## TASK REQUIREMENTS
Report only the number of lines holding "matplotlib".

** BEGIN **

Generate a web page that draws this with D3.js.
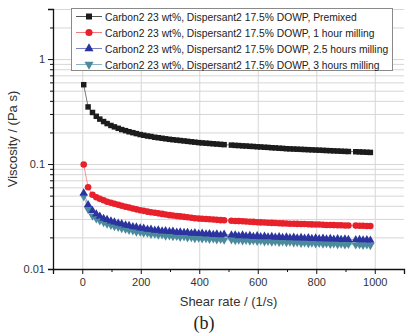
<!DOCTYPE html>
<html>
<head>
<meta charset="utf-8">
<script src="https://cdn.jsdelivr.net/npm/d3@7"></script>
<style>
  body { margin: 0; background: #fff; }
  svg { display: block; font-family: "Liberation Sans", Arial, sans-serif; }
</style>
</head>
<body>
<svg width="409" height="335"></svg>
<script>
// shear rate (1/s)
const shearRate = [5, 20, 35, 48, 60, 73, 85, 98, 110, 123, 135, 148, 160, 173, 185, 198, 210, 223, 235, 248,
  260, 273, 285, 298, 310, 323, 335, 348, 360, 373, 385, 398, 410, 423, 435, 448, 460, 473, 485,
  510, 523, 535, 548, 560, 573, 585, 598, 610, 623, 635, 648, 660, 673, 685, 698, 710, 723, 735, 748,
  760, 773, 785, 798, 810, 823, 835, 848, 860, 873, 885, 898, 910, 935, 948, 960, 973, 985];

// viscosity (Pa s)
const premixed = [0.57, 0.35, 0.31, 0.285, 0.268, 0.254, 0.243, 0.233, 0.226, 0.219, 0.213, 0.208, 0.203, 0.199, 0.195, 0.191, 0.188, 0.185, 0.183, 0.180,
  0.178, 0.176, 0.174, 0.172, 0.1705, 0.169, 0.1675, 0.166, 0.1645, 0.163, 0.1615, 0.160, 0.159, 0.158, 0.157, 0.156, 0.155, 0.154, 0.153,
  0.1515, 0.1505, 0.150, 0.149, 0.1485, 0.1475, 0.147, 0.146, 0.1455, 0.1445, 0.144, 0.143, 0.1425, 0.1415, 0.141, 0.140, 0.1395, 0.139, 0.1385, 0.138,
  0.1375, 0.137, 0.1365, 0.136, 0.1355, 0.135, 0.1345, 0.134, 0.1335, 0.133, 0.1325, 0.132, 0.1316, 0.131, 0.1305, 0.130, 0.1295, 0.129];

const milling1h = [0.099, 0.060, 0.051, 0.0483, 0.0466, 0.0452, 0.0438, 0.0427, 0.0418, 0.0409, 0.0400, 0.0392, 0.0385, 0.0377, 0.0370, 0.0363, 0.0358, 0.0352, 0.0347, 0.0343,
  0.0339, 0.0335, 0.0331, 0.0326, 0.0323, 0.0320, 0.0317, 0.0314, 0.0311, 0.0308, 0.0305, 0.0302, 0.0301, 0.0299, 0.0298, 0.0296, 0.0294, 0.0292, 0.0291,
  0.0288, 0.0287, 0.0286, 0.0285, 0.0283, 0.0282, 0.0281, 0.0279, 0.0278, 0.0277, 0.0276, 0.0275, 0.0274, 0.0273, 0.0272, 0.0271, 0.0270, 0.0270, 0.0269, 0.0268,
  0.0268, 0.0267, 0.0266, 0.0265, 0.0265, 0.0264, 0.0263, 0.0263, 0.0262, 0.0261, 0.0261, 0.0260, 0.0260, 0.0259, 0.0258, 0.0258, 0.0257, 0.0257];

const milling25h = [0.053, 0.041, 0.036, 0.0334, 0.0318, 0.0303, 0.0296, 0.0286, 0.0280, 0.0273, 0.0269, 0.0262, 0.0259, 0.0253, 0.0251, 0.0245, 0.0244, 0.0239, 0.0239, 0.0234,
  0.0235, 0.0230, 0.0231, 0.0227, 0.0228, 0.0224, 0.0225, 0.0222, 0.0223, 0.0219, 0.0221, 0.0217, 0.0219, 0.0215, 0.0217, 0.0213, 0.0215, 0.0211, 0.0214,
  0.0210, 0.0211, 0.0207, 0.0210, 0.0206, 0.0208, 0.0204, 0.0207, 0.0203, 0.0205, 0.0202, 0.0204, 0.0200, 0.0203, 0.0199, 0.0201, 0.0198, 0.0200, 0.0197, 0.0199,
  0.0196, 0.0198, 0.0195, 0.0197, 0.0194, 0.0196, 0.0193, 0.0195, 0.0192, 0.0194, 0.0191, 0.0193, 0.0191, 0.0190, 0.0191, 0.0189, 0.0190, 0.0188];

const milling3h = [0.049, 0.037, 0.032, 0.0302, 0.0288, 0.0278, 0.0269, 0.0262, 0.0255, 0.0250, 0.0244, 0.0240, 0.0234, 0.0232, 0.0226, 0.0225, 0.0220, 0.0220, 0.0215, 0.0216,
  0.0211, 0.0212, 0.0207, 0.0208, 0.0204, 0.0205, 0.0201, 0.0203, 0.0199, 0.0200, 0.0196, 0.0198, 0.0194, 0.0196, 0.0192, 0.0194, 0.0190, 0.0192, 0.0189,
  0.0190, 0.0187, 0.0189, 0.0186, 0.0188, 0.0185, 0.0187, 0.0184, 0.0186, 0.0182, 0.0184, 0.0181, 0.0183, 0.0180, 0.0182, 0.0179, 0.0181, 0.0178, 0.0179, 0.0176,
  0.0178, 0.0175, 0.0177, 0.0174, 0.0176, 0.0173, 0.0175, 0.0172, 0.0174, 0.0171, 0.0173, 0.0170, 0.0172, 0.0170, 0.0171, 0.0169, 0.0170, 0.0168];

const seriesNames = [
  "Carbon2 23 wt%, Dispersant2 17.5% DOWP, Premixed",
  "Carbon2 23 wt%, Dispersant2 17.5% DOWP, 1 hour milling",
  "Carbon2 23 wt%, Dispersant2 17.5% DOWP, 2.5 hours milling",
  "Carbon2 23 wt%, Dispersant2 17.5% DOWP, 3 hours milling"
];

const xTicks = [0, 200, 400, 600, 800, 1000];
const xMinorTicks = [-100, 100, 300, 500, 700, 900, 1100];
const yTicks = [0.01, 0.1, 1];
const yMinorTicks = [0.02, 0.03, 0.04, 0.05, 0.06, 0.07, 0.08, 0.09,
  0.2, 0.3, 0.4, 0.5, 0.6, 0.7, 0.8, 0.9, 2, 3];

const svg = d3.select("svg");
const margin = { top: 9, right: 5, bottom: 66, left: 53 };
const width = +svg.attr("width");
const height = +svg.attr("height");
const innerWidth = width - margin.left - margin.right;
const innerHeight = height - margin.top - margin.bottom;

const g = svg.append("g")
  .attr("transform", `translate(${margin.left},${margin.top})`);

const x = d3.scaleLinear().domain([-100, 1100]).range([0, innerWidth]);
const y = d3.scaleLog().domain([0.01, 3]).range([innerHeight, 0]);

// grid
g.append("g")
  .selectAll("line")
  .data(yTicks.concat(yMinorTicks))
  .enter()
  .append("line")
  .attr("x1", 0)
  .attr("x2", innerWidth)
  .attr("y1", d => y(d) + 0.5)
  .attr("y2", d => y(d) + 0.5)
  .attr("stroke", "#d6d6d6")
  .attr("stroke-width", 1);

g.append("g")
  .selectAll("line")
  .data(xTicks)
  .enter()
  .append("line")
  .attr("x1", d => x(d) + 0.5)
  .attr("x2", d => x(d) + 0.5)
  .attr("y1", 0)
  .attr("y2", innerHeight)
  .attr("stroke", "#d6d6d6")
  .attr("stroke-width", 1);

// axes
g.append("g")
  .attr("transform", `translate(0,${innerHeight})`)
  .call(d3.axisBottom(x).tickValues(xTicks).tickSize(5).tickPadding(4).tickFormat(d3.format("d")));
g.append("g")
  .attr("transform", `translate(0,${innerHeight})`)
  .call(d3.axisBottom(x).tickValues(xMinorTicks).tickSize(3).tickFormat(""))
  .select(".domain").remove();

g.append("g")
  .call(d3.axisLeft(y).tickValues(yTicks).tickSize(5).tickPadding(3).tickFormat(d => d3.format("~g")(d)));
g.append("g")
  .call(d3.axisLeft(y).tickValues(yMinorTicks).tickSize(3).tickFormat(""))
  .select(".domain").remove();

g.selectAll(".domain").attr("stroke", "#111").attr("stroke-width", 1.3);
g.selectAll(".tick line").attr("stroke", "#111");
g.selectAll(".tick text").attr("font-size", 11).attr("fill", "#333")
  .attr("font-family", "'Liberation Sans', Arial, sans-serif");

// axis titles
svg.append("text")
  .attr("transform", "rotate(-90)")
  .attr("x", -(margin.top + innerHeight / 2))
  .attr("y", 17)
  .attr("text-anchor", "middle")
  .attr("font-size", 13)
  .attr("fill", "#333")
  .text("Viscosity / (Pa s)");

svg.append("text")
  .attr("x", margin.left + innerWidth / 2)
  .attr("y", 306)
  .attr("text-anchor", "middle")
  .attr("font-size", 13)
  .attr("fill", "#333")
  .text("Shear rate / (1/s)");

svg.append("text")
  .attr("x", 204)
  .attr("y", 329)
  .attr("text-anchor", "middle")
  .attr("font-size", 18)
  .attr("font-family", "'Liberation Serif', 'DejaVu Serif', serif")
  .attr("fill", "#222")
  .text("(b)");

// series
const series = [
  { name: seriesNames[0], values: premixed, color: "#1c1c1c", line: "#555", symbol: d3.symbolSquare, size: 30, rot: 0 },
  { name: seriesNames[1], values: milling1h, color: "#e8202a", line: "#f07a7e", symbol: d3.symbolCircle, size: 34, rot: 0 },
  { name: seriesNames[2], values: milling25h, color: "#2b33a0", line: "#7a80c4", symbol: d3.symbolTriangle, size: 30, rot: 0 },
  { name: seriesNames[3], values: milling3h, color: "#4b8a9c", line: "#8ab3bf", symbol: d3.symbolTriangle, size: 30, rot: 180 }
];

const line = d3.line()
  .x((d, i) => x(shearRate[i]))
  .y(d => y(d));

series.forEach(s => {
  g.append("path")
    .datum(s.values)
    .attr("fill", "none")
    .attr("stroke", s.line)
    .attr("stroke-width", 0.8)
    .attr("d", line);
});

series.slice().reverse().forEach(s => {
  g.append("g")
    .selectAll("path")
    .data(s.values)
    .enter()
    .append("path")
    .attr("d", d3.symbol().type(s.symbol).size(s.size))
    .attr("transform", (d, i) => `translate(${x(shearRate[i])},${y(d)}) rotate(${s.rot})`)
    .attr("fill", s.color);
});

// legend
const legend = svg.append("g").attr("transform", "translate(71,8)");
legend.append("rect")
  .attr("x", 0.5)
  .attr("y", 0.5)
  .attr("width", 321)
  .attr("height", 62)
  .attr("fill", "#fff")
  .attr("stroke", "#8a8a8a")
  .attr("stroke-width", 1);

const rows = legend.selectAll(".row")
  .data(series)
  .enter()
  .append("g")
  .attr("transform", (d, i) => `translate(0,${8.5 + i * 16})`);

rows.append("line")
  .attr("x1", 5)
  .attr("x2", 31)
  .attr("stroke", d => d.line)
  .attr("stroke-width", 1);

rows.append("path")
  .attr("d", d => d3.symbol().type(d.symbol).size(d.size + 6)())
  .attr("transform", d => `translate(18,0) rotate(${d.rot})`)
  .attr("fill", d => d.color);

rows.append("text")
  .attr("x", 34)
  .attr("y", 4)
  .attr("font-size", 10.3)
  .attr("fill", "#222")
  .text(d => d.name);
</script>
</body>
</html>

** END **
** BEGIN **

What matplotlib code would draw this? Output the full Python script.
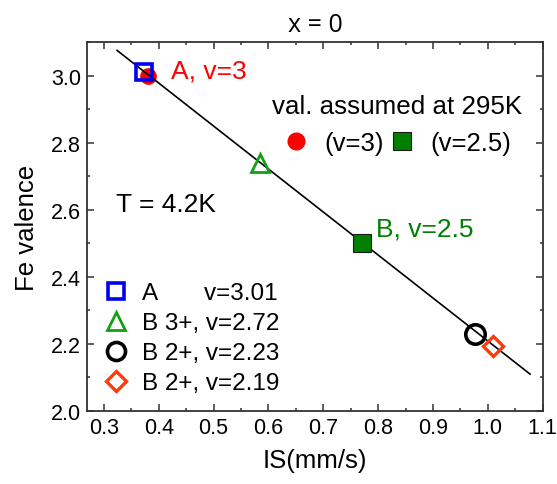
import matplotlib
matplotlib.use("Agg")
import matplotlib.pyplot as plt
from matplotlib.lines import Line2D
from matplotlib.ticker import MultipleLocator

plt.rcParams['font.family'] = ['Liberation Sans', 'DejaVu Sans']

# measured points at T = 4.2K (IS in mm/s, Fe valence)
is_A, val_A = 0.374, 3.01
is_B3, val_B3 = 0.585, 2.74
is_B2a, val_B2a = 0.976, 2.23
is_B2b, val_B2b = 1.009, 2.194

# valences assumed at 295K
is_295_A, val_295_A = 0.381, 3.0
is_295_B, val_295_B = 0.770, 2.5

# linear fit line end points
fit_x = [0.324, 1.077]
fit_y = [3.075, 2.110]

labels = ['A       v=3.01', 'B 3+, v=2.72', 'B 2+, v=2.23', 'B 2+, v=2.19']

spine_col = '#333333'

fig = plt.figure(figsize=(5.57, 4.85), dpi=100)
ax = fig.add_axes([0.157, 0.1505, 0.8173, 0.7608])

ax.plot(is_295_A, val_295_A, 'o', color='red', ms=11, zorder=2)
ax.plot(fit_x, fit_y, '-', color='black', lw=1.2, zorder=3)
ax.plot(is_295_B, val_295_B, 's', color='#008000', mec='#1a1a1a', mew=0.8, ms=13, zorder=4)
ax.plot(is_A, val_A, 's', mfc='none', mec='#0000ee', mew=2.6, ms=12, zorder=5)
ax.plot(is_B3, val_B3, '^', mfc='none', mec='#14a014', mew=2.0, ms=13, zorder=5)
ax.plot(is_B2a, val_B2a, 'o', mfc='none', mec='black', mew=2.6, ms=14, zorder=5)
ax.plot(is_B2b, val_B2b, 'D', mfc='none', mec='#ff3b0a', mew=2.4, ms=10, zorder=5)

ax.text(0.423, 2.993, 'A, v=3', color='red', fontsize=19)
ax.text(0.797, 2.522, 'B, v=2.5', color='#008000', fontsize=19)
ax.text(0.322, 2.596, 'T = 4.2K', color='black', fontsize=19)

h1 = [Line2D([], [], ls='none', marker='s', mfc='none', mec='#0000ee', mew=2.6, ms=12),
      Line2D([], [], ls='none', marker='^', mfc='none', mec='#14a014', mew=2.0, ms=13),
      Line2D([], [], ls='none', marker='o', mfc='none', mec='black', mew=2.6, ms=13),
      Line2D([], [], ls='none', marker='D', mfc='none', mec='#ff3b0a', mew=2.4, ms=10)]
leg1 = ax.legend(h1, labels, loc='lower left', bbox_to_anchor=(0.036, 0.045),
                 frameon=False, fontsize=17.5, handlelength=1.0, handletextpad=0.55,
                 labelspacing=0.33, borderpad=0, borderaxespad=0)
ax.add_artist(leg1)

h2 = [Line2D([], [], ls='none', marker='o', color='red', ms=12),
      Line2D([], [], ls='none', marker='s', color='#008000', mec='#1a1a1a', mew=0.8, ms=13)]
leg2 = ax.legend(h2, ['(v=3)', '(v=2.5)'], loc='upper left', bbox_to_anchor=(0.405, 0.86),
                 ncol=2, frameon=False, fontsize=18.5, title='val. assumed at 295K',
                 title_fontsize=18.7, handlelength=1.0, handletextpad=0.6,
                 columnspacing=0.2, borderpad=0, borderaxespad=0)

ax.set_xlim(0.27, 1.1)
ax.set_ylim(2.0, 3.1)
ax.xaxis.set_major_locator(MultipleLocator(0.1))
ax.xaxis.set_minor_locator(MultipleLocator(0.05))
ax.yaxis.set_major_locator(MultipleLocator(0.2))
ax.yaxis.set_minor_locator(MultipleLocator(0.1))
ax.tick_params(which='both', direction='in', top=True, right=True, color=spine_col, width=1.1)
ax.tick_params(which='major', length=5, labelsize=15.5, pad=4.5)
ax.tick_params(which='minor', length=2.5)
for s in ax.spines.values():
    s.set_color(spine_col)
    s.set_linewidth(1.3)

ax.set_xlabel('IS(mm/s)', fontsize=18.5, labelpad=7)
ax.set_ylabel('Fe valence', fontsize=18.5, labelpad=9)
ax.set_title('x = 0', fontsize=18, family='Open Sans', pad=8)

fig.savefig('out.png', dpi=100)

** END **

## RESPONSE
6